Responsible AI: What Does It Take to Turn Principles into Practice?

How to use responsible AI to manage risk

Are new regulations needed to safeguard AI use, or will best practices recommendations and existing laws be enough? And how can privacy frameworks set the groundwork for responsible AI practices?

Many agree on what responsible, ethical AI looks like — at least at a zoomed-out level. But outlining key goals, like privacy and fairness, is only the first step. The next? Turning ideals into action.

Policymakers need to determine whether existing laws and voluntary guidance are powerful enough tools to enforce good behavior, or if new regulations and authorities are necessary.

And organizations will need to plan for how they can shift their culture and practices to ensure they’re following responsible AI advice. That could be important for compliance purposes or simply for preserving customer trust.

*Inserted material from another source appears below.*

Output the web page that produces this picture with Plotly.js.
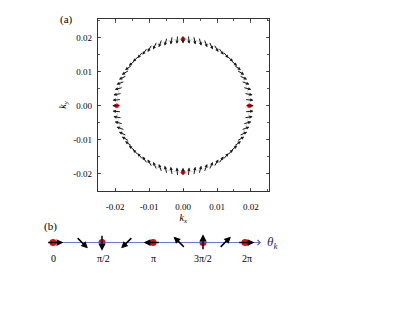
<!DOCTYPE html>
<html>
<head>
<meta charset="utf-8">
<script src="https://cdn.plot.ly/plotly-3.0.1.min.js"></script>
<style>html,body{margin:0;padding:0;background:#fff;}#chart{width:415px;height:312px;}</style>
</head>
<body>
<div id="chart"></div>
<script>
// ---- Panel (a): spin texture on the Fermi circle ----
const circleRadius = 0.0195;
const arrowAnglesDeg = [0,5,10,15,20,25,30,35,40,45,50,55,60,65,70,75,80,85,90,95,100,105,110,115,120,125,130,135,140,145,150,155,160,165,170,175,180,185,190,195,200,205,210,215,220,225,230,235,240,245,250,255,260,265,270,275,280,285,290,295,300,305,310,315,320,325,330,335,340,345,350,355];
const dotAnglesDeg = [0, 90, 180, 270];
const axisTicks = [-0.02, -0.01, 0.00, 0.01, 0.02];
const axisTickText = ['-0.02', '-0.01', '0.00', '0.01', '0.02'];

// ---- Panel (b): spin direction along theta_k ----
const bArrowPos = [0.02, 0.29, 0.49, 0.74, 0.99, 1.265, 1.5, 1.72, 1.93];   // in units of pi (as drawn)
const bSpinDeg  = [0, -45, -90, -135, 180, 135, 90, 45, 0];
const bDotPos   = [0, 0.49, 1.0, 1.5, 1.92];
const bLabelPos = [0, 0.5, 1.0, 1.5, 1.94];
const bLabels   = ['0', 'π/2', 'π', '3π/2', '2π'];

const serif = 'Liberation Serif';
const rad = d => d * Math.PI / 180;

const traces = [];
// faint guide circle
const circX = [], circY = [];
for (let i = 0; i <= arrowAnglesDeg.length; i++) {
  const a = rad(arrowAnglesDeg[i % arrowAnglesDeg.length]);
  circX.push(circleRadius * Math.cos(a));
  circY.push(circleRadius * Math.sin(a));
}
traces.push({x: circX, y: circY, mode: 'lines', line: {color: '#d4d4d4', width: 0.8, shape: 'spline'}, xaxis: 'x', yaxis: 'y', hoverinfo: 'skip', showlegend: false});

const annotations = [];
const halfA = 0.0013;
arrowAnglesDeg.forEach(d => {
  const t = rad(d);
  const cx = circleRadius * Math.cos(t), cy = circleRadius * Math.sin(t);
  const sx = Math.cos(-t), sy = Math.sin(-t);
  annotations.push({
    xref: 'x', yref: 'y', axref: 'x', ayref: 'y',
    x: cx + halfA * sx, y: cy + halfA * sy,
    ax: cx - halfA * sx, ay: cy - halfA * sy,
    text: '', showarrow: true, arrowhead: 2, arrowsize: 0.65, arrowwidth: 1, arrowcolor: '#1a1a1a', standoff: 0, startstandoff: 0
  });
});
traces.push({
  x: dotAnglesDeg.map(d => circleRadius * Math.cos(rad(d))),
  y: dotAnglesDeg.map(d => circleRadius * Math.sin(rad(d))),
  mode: 'markers', marker: {color: '#ff0000', size: 4.5}, xaxis: 'x', yaxis: 'y', showlegend: false
});

// panel (b)
annotations.push({
  xref: 'x2', yref: 'y2', axref: 'x2', ayref: 'y2',
  x: 2.08, y: 0, ax: -0.06, ay: 0, text: '', showarrow: true,
  arrowhead: 4, arrowsize: 1.3, arrowwidth: 0.8, arrowcolor: '#4a55c8', standoff: 0
});
traces.push({
  x: bDotPos, y: bDotPos.map(() => 0), mode: 'markers',
  marker: {color: '#ff0000', size: 7}, xaxis: 'x2', yaxis: 'y2', showlegend: false
});
const halfB = 0.083;
bArrowPos.forEach((p, i) => {
  const t = rad(bSpinDeg[i]);
  const sx = Math.cos(t), sy = Math.sin(t);
  annotations.push({
    xref: 'x2', yref: 'y2', axref: 'x2', ayref: 'y2',
    x: p + halfB * sx, y: halfB * sy,
    ax: p - halfB * sx, ay: -halfB * sy,
    text: '', showarrow: true, arrowhead: 2, arrowsize: 0.9, arrowwidth: 1.5, arrowcolor: '#000', standoff: 0
  });
});
bLabels.forEach((lab, i) => {
  annotations.push({xref: 'x2', yref: 'y2', x: bLabelPos[i], y: -0.16, text: lab, showarrow: false,
    font: {family: serif, size: 10, color: '#000'}, xanchor: 'center', yanchor: 'middle'});
});
annotations.push({xref: 'x2', yref: 'y2', x: 2.12, y: 0, text: '<i>θ</i><sub><i>k</i></sub>', showarrow: false,
  font: {family: serif, size: 13, color: '#2a2a6a'}, xanchor: 'left', yanchor: 'middle'});

// panel labels
annotations.push({xref: 'paper', yref: 'paper', x: 58/415, y: 1 - 19/312, text: '(a)', showarrow: false,
  font: {family: serif, size: 11, color: '#000'}, xanchor: 'left', yanchor: 'middle'});
annotations.push({xref: 'paper', yref: 'paper', x: 42/415, y: 1 - 226/312, text: '(b)', showarrow: false,
  font: {family: serif, size: 11, color: '#000'}, xanchor: 'left', yanchor: 'middle'});

const layout = {
  width: 415, height: 312,
  margin: {l: 0, r: 0, t: 0, b: 0},
  paper_bgcolor: '#fff', plot_bgcolor: '#fff',
  showlegend: false,
  font: {family: serif, color: '#000'},
  xaxis: {
    domain: [97.7/415, 269/415], range: [-0.0251, 0.0253], anchor: 'y',
    tickvals: axisTicks, ticktext: axisTickText, ticks: 'inside', ticklen: 3.5, tickwidth: 0.8, tickcolor: '#333',
    minor: {dtick: 0.005, ticks: 'inside', ticklen: 2, tickwidth: 0.8, tickcolor: '#333'},
    showline: true, linecolor: '#333', linewidth: 1, mirror: 'allticks', showgrid: false, zeroline: false,
    tickfont: {family: serif, size: 9, color: '#000'}, ticklabelstandoff: 7,
    title: {text: '<i>k</i><sub><i>x</i></sub>', font: {family: serif, size: 10}, standoff: 1}
  },
  yaxis: {
    domain: [1 - 191/312, 1 - 19/312], range: [-0.025, 0.0254], anchor: 'x',
    tickvals: axisTicks, ticktext: axisTickText, ticks: 'inside', ticklen: 3.5, tickwidth: 0.8, tickcolor: '#333',
    minor: {dtick: 0.005, ticks: 'inside', ticklen: 2, tickwidth: 0.8, tickcolor: '#333'},
    showline: true, linecolor: '#333', linewidth: 1, mirror: 'allticks', showgrid: false, zeroline: false,
    tickfont: {family: serif, size: 9, color: '#000'}, ticklabelstandoff: 3,
    title: {text: '<i>k</i><sub><i>y</i></sub>', font: {family: serif, size: 10}, standoff: 4}
  },
  xaxis2: {domain: [0, 1], range: [-0.53, 3.62], anchor: 'y2', visible: false, fixedrange: true},
  yaxis2: {domain: [1 - 270/312, 1 - 215/312], range: [-0.275, 0.275], anchor: 'x2', visible: false, fixedrange: true},
  annotations: annotations
};

Plotly.newPlot('chart', traces, layout, {displayModeBar: false, staticPlot: true});
</script>
</body>
</html>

A recent Center for Digital Innovation panel explored the legislative debate, while International Association of Privacy Professionals (IAPP)’s Principal Researcher for Technology Katharina Koerner told GovTech how organizations can use privacy practices to guide their approach to responsible AI strategies.

Public institutions and organizations in Asia, Europe and North America tend to agree that “responsible” AI supports accountability, explainability, fairness, human oversight, privacy, robustness and security, according to IAPP’s recent Privacy and AI Governance report, which interviewed entities in the regions.

Now developers, procurement officials and others may need more specific, fine-grained guidance on what tools and benchmarks to look to for helping achieve these goals.